Information shown —
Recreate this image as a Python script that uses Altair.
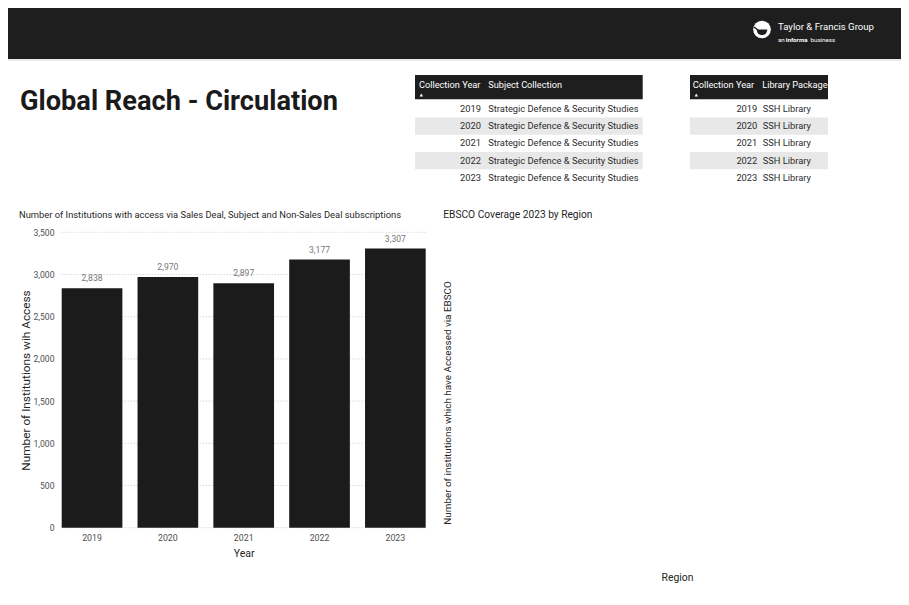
import altair as alt
import pandas as pd

# ---------------- data ----------------
years = [2019, 2020, 2021, 2022, 2023]
institutions = [2838, 2970, 2897, 3177, 3307]
y_ticks = [0, 500, 1000, 1500, 2000, 2500, 3000, 3500]
subject_collection = ["Strategic Defence & Security Studies"] * 5
library_package = ["SSH Library"] * 5

page_title = "Global Reach - Circulation"
brand_name = "Taylor & Francis Group"
brand_sub = ["an", "informa", "business"]
bar_title = "Number of Institutions with access via Sales Deal, Subject and Non-Sales Deal subscriptions"
bar_x_title = "Year"
bar_y_title = "Number of Institutions wih Access"
ebsco_title = "EBSCO Coverage 2023 by Region"
ebsco_y_title = "Number of institutions which have Accessed via EBSCO"
ebsco_x_title = "Region"
table1_cols = ["Collection Year", "Subject Collection"]
table2_cols = ["Collection Year", "Library Package"]

W, H = 893, 580
FONT = "Roboto, Liberation Sans, sans-serif"
DARK = "#1e1e1e"

one = pd.DataFrame({"_": [0]})


def label(text, x, y, size, color="#252525", weight="normal",
          align="left", baseline="middle", angle=0):
    return alt.Chart(one).mark_text(
        align=align, baseline=baseline, fontSize=size, font=FONT,
        fontWeight=weight, color=color, angle=angle
    ).encode(x=alt.value(x), y=alt.value(y), text=alt.value(text))


# ---------------- header band ----------------
header = alt.Chart(one).mark_rect(color=DARK).encode(
    x=alt.value(0), x2=alt.value(W), y=alt.value(0), y2=alt.value(51))
header_line = alt.Chart(one).mark_rule(color="#d4d4d4", strokeWidth=1).encode(
    x=alt.value(0), x2=alt.value(W), y=alt.value(52))
logo_circle = alt.Chart(one).mark_circle(color="white", size=314, opacity=1).encode(
    x=alt.value(754), y=alt.value(21.5))
logo_bowl = alt.Chart(one).mark_point(
    shape="M -0.75 -0.15 L 0.75 -0.15 C 0.7 0.5 0.35 0.65 0 0.65 C -0.35 0.65 -0.7 0.5 -0.75 -0.15 Z",
    filled=True, color=DARK, opacity=1, size=196).encode(x=alt.value(754), y=alt.value(22.5))
logo_spout = alt.Chart(one).mark_rule(color=DARK, strokeWidth=1.5).encode(
    x=alt.value(746), x2=alt.value(750), y=alt.value(19), y2=alt.value(22))

brand = label(brand_name, 770, 22, 9.6, color="white", baseline="alphabetic")
brand_a = label(brand_sub[0], 770, 33.5, 6.2, color="white", baseline="alphabetic")
brand_b = label(brand_sub[1], 777.8, 33.5, 6.2, color="white", weight="bold", baseline="alphabetic")
brand_c = label(brand_sub[2], 802.5, 33.5, 6.2, color="white", baseline="alphabetic")

title = label(page_title, 12, 102, 27.2, color="#1a1a1a", weight="bold", baseline="alphabetic")

# ---------------- tables ----------------
tbl = pd.DataFrame({
    "Collection Year": years,
    "Subject Collection": subject_collection,
    "Library Package": library_package,
})
row_y = alt.Y("Collection Year:O",
              scale=alt.Scale(domain=years, range=[92.2, 178.4], paddingInner=0, paddingOuter=0),
              axis=None)


def stripes(x0, x1):
    return alt.Chart(tbl).mark_rect(color="#e8e8e8").encode(
        x=alt.value(x0), x2=alt.value(x1), y=row_y
    ).transform_filter("datum['Collection Year'] % 2 == 0")


def col_text(field, x, align):
    return alt.Chart(tbl).mark_text(
        align=align, baseline="middle", fontSize=9.3, font=FONT, color="#2b2b2b"
    ).encode(x=alt.value(x), y=row_y, text=alt.Text(f"{field}:N"))


def head(x0, x1, cols, cx):
    rect = alt.Chart(one).mark_rect(color=DARK).encode(
        x=alt.value(x0), x2=alt.value(x1), y=alt.value(67), y2=alt.value(91.3))
    t1 = label(cols[0], cx[0], 76.5, 9.2, color="white")
    t2 = label(cols[1], cx[1], 76.5, 9.2, color="white")
    tri = alt.Chart(one).mark_point(shape="triangle-up", filled=True, color="white",
                                    opacity=1, size=12).encode(
        x=alt.value(x0 + 6.3), y=alt.value(87))
    return [rect, t1, t2, tri]


tables = alt.layer(
    stripes(407, 634.7),
    stripes(682, 820),
    col_text("Collection Year", 473, "right"),
    col_text("Subject Collection", 480.3, "left"),
    col_text("Collection Year", 749.3, "right"),
    col_text("Library Package", 754.7, "left"),
    *head(407, 634.7, table1_cols, [411, 480.3]),
    *head(682, 820, table2_cols, [684.7, 754.2]),
)

# ---------------- bar chart ----------------
bars_df = pd.DataFrame({"Year": years, "Institutions": institutions})
ticks_df = pd.DataFrame({"tick": y_ticks})

x_enc = alt.X(
    "Year:O",
    scale=alt.Scale(range=[53.7, 417.7], paddingInner=0.2, paddingOuter=0),
    axis=alt.Axis(title=bar_x_title, offset=-(H - 519.7), labelAngle=0, domain=False,
                  ticks=False, tickSize=0, grid=False, labelPadding=6,
                  labelFont=FONT, labelFontSize=8.8, labelColor="#4f4f4f",
                  titleFont=FONT, titleFontSize=10.5, titleFontWeight="normal",
                  titleColor="#252525", titleY=25.6, titleBaseline="middle"),
)


def y_enc(field):
    return alt.Y(
        f"{field}:Q",
        scale=alt.Scale(domain=[0, 3500], range=[519.7, 224.3], nice=False),
        axis=alt.Axis(title=bar_y_title, values=y_ticks, format=",.0f", offset=-46,
                      domain=False, ticks=False, tickSize=0, grid=False, labelPadding=0,
                      labelFont=FONT, labelFontSize=8.6, labelColor="#4f4f4f",
                      titleFont=FONT, titleFontSize=11.8, titleFontWeight="normal",
                      titleColor="#252525", titleAngle=270, titleX=-29, titleY=372,
                      titleAlign="center", titleBaseline="middle"),
    )


grid = alt.Chart(ticks_df).mark_rule(color="#c8c8c8", strokeDash=[1, 2], strokeWidth=1).encode(
    y=y_enc("tick"), x=alt.value(53.7), x2=alt.value(417.7))
bars = alt.Chart(bars_df).mark_bar(color="#1b1b1b").encode(x=x_enc, y=y_enc("Institutions"))
bar_labels = alt.Chart(bars_df).mark_text(
    baseline="bottom", dy=-5, fontSize=8.6, font=FONT, color="#777777"
).encode(x=x_enc, y=y_enc("Institutions"), text=alt.Text("Institutions:Q", format=",.0f"))

bar_group = alt.layer(grid, bars, bar_labels)
bar_t = label(bar_title, 11, 207, 9.35, color="#1f1f1f")

# ---------------- EBSCO (empty) ----------------
eb_t = label(ebsco_title, 435.3, 207, 10.2, color="#1f1f1f")
eb_y = label(ebsco_y_title, 440.3, 395, 9.9, align="center", angle=270)
eb_x = label(ebsco_x_title, 669.5, 570.3, 10.4, align="center")

chart = alt.layer(
    header, header_line, logo_circle, logo_bowl, logo_spout,
    brand, brand_a, brand_b, brand_c, title,
    tables, bar_group, bar_t, eb_t, eb_y, eb_x,
).resolve_scale(x="independent", y="independent").properties(
    width=W, height=H, padding=0, autosize="none", background="white"
).configure_view(stroke=None)

chart.save("out.html", embed_options={"renderer": "svg", "actions": False})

Required work — Quote, please, every line of the material above from its start through the line that has "import pandas as pd", reproducing the words exactly and dropping any images.

Final result —
Recreate this image as a Python script that uses Altair.
import altair as alt
import pandas as pd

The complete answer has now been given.